Les chiffres sont éloquents. En 2007, le taux de chômage dans les arrondissements flamands était en moyenne de 6,43 p. 100, contre 17,7 p. 100 pour les arrondissements francophones. Les journaux de la Flandre alimentent régulièrement les hostilités en soulignant ce que paient les Flamands et ce que reçoivent les Wallons pour une protection sociale qui avantagerait surtout les seconds. C’est donc également contre la protection sociale et la solidarité que se définissent les revendications flamandes.

Cette orientation de droite donne parfois un caractère moins noble, voire étroit et revanchard, à un nationalisme qui tend à justifier des attitudes peu généreuses envers les minorités francophones en territoire flamand (en banlieue de Bruxelles notamment), ou même envers les pauvres et les immigrants. Elle sous-tend également des relations très tendues entre les deux communautés.

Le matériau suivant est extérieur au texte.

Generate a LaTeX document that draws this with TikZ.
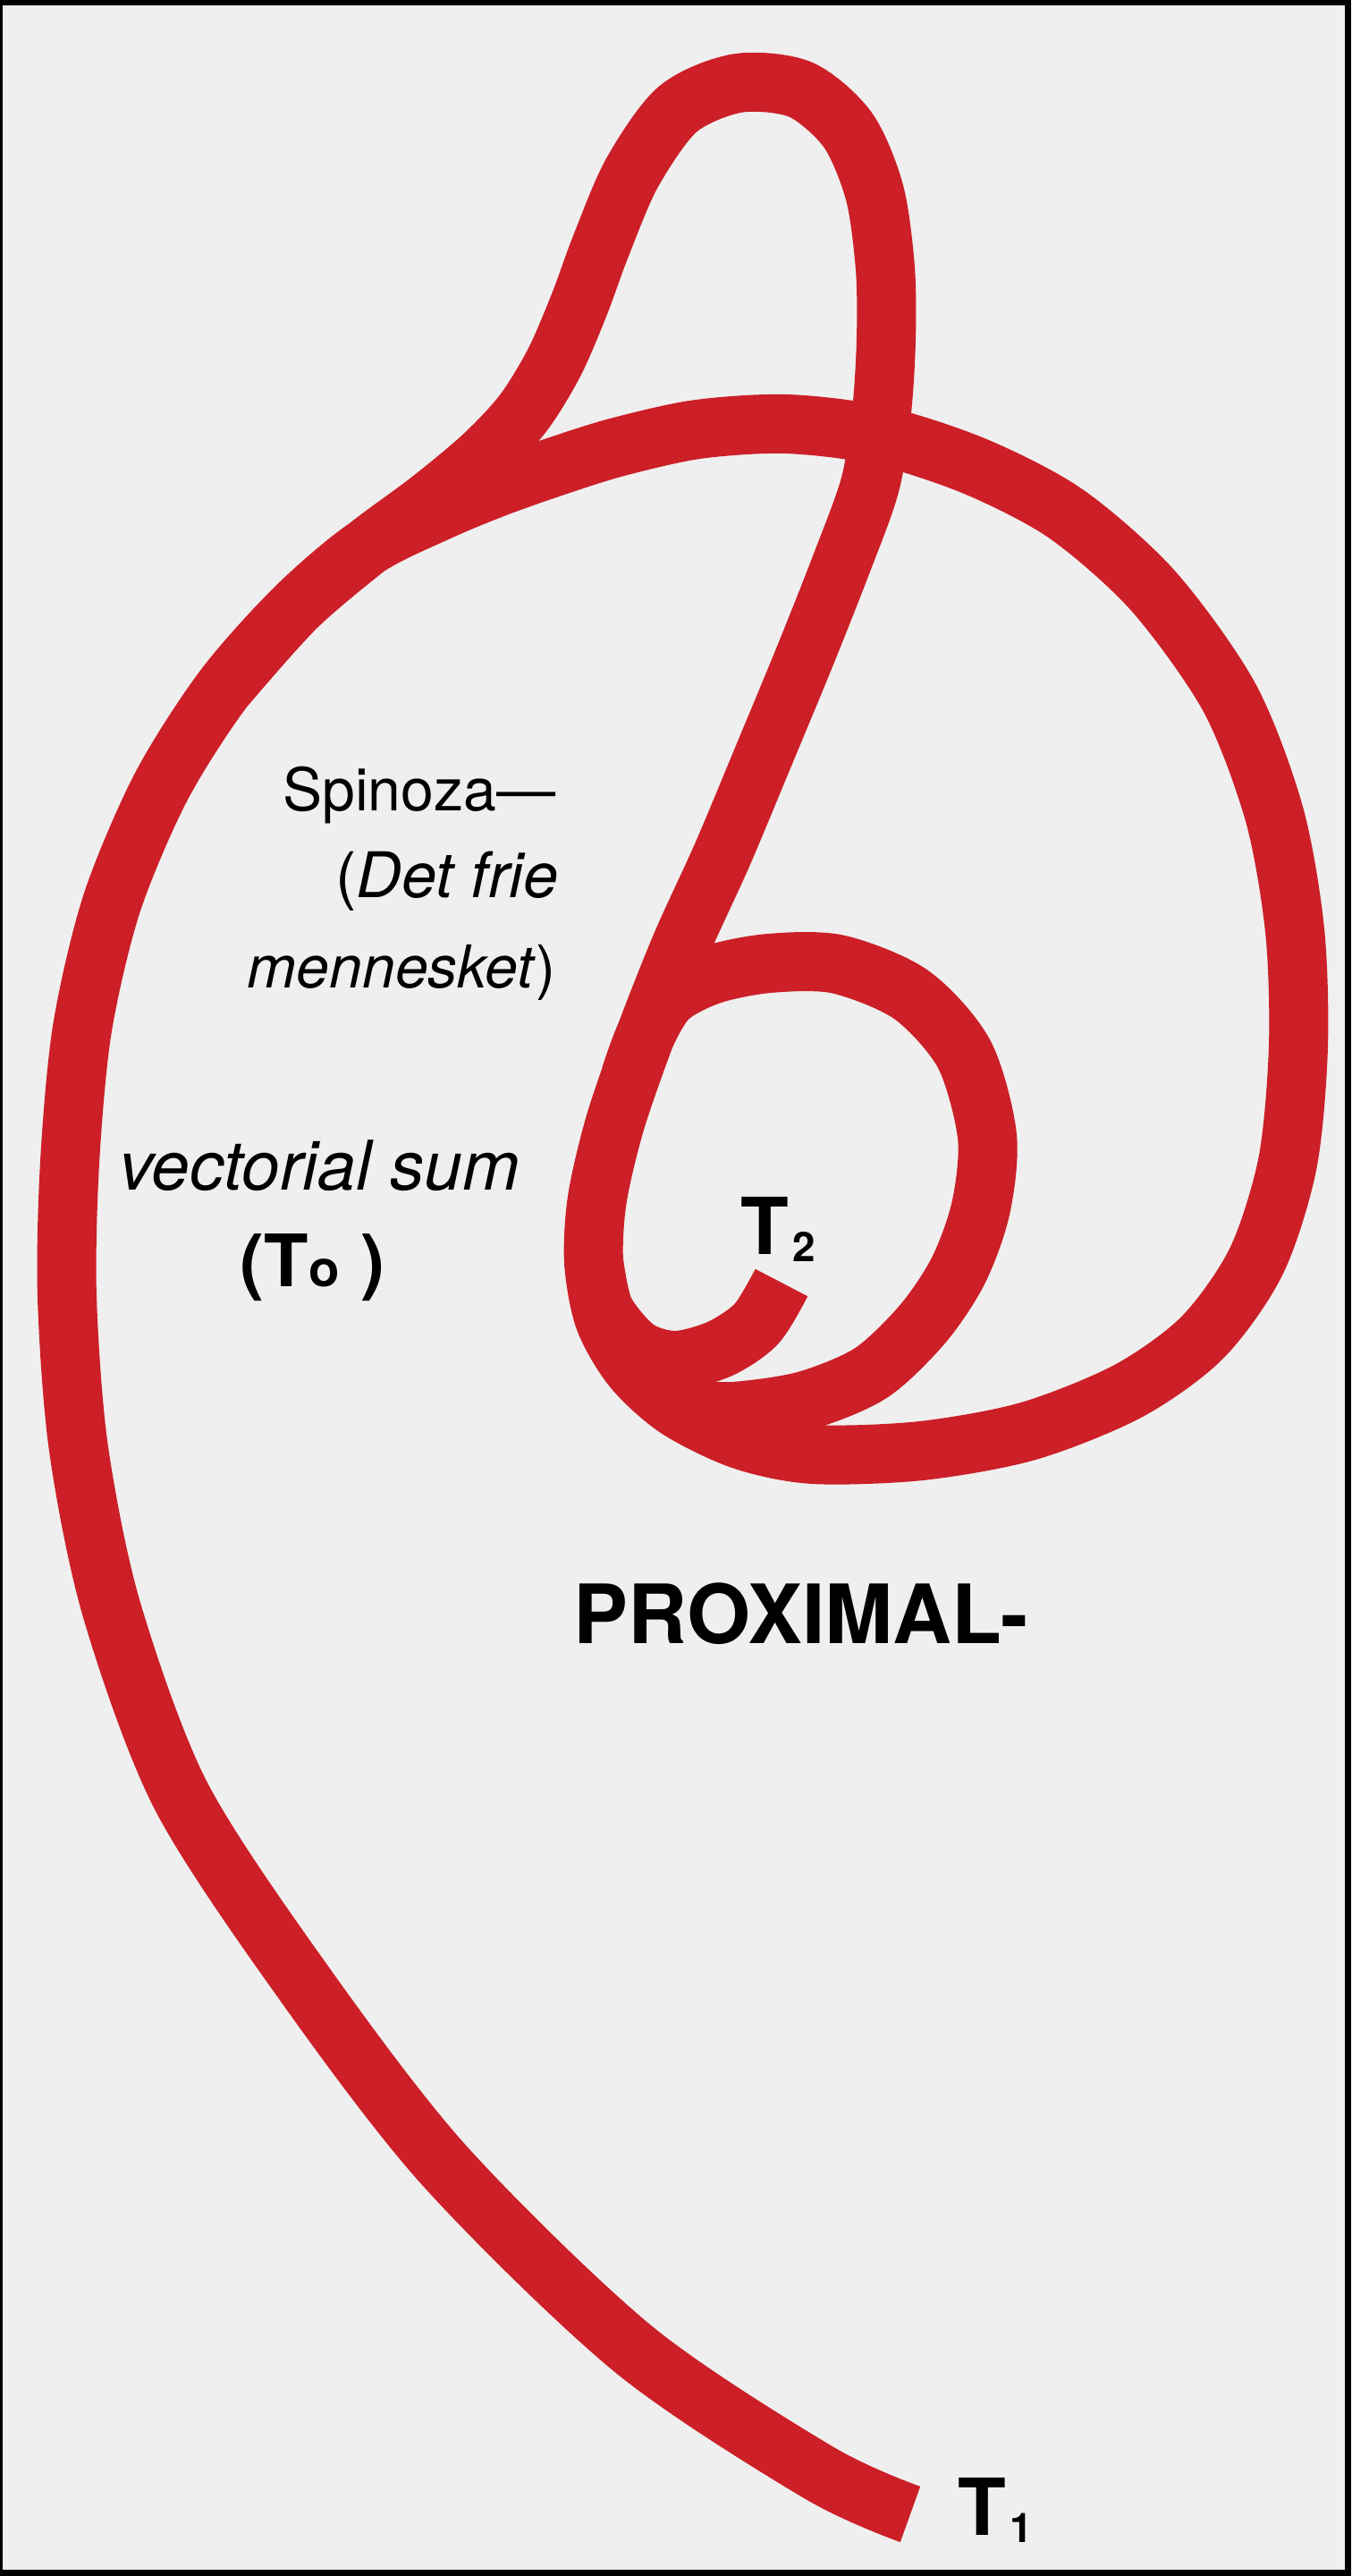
\documentclass[tikz,border=0pt]{standalone}
\usepackage{fontspec}
\setmainfont{TeX Gyre Heros}
\definecolor{rosso}{RGB}{204,31,39}
\definecolor{fondo}{RGB}{239,239,239}
\tikzset{
    filo/.style={draw=rosso, line width=0.66cm, line join=round},
    testo/.style={inner sep=0pt, font=\fontsize{18.8}{22}\selectfont},
    etichetta/.style={inner sep=0pt, font=\bfseries\fontsize{25}{30}\selectfont}
}
\newcommand{\pedice}[1]{\kern0.05em\raisebox{-0.1em}{\fontsize{13}{15}\selectfont #1}}

\begin{document}
\begin{tikzpicture}[x=0.01cm, y=-0.01cm]
    \useasboundingbox (0,0) rectangle (1511,2880);
    % Cornice
    \fill[black] (0,0) rectangle (1511,2880);
    \fill[fondo] (3,6) rectangle (1504,2873);
    % Filo principale: da T1 su per il lato sinistro, asola in alto, diagonale, giro grande
    \draw[filo] plot[smooth] coordinates {
        (1018,2811) (915,2764) (708,2626) (496,2420) (337,2213) (202,2007)
        (125,1800) (88,1620) (75,1450) (78,1300) (92,1150) (125,1010)
        (180,880) (250,770) (330,680) (410,612) (480,560) (540,510)
        (585,462) (620,405) (648,340) (672,275) (707,193) (758,122) (825,93)
        (895,100) (948,145) (978,215) (990,300) (991,380) (986,460) (973,542)
        (940,633) (900,734) (854,845) (808,955) (762,1056) (722,1157)
        (688,1255) (668,1340) (664,1410) (676,1475) (708,1530) (758,1575)
        (830,1610) (910,1626) (1030,1622) (1150,1600) (1262,1555)
        (1345,1495) (1405,1410) (1440,1300) (1452,1170) (1448,1040)
        (1425,910) (1375,780) (1290,661) (1193,575) (1092,522) (985,487)
        (880,474) (780,480) (690,500) (620,522) (555,545) (490,572)
        (410,612) (330,680) (250,770)};
    % Anello interno
    \draw[filo] plot[smooth] coordinates {
        (705,1203) (722,1157) (748,1115) (795,1090) (860,1077) (937,1078)
        (1019,1112) (1078,1178) (1104,1270) (1097,1350) (1072,1420)
        (1032,1480) (974,1535) (900,1566) (820,1578) (770,1575)};
    % Uncino verso T2
    \draw[filo] plot[smooth] coordinates {
        (664,1410) (676,1465) (712,1508) (755,1521) (805,1508) (846,1480)
        (874,1434)};
    % Testi
    \node[testo, anchor=base east] (spin1) at (622,906) {Spinoza—};
    \node[testo, font=\fontsize{20}{24}\selectfont, anchor=base east]
        (spin2) at (625,1003) {(\textit{Det frie}};
    \node[testo, anchor=base east] (spin3) at (622,1104) {\textit{mennesket})};
    \node[inner sep=0pt, anchor=base east, font=\itshape\fontsize{21.8}{26}\selectfont]
        (somma) at (582,1330) {vectorial sum};
    \node[etichetta, font=\bfseries\fontsize{23}{28}\selectfont, anchor=base west]
        (t0) at (268,1438) {(T{\fontsize{16}{19}\selectfont o}\kern0.3em)};
    \node[etichetta, anchor=base west] (t2) at (828,1402) {T\pedice{2}};
    \node[etichetta, anchor=base west] (t1) at (1071,2834) {T\pedice{1}};
    \node[etichetta, font=\bfseries\fontsize{26}{31}\selectfont, anchor=base west]
        (prox) at (641,1837) {PROXIMAL-};
\end{tikzpicture}
\end{document}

Cet aspect moins séduisant du nationalisme flamand invite d’ailleurs à la réflexion sur un éventuel autonomisme québécois de droite qui serait défini plus par une opposition à l’autre, quel qu’il soit, que par une vision égalitaire et généreuse de la société à construire.

Quoi qu’il en soit, la Belgique, comme le Canada, n’est pas encore au bout du chemin. En effet, il ne faut pas perdre de vue que toutes ces évolutions s’inscrivent dans la longue durée. Après tout, c’est en 1912 que le socialiste Jules Destrée écrivait au roi Albert 1er pour le prévenir qu’il n’y avait pas de Belges en Belgique, mais seulement des Flamands et des Wallons. Bien des années ont passé depuis la révélation par Destrée de cette « grande et horrifiante vérité ». La Belgique a changé, et elle changera encore. Mais ces deux peuples, qui vivent sur un bien petit territoire et partagent une capitale, demeurent condamnés à s’entendre.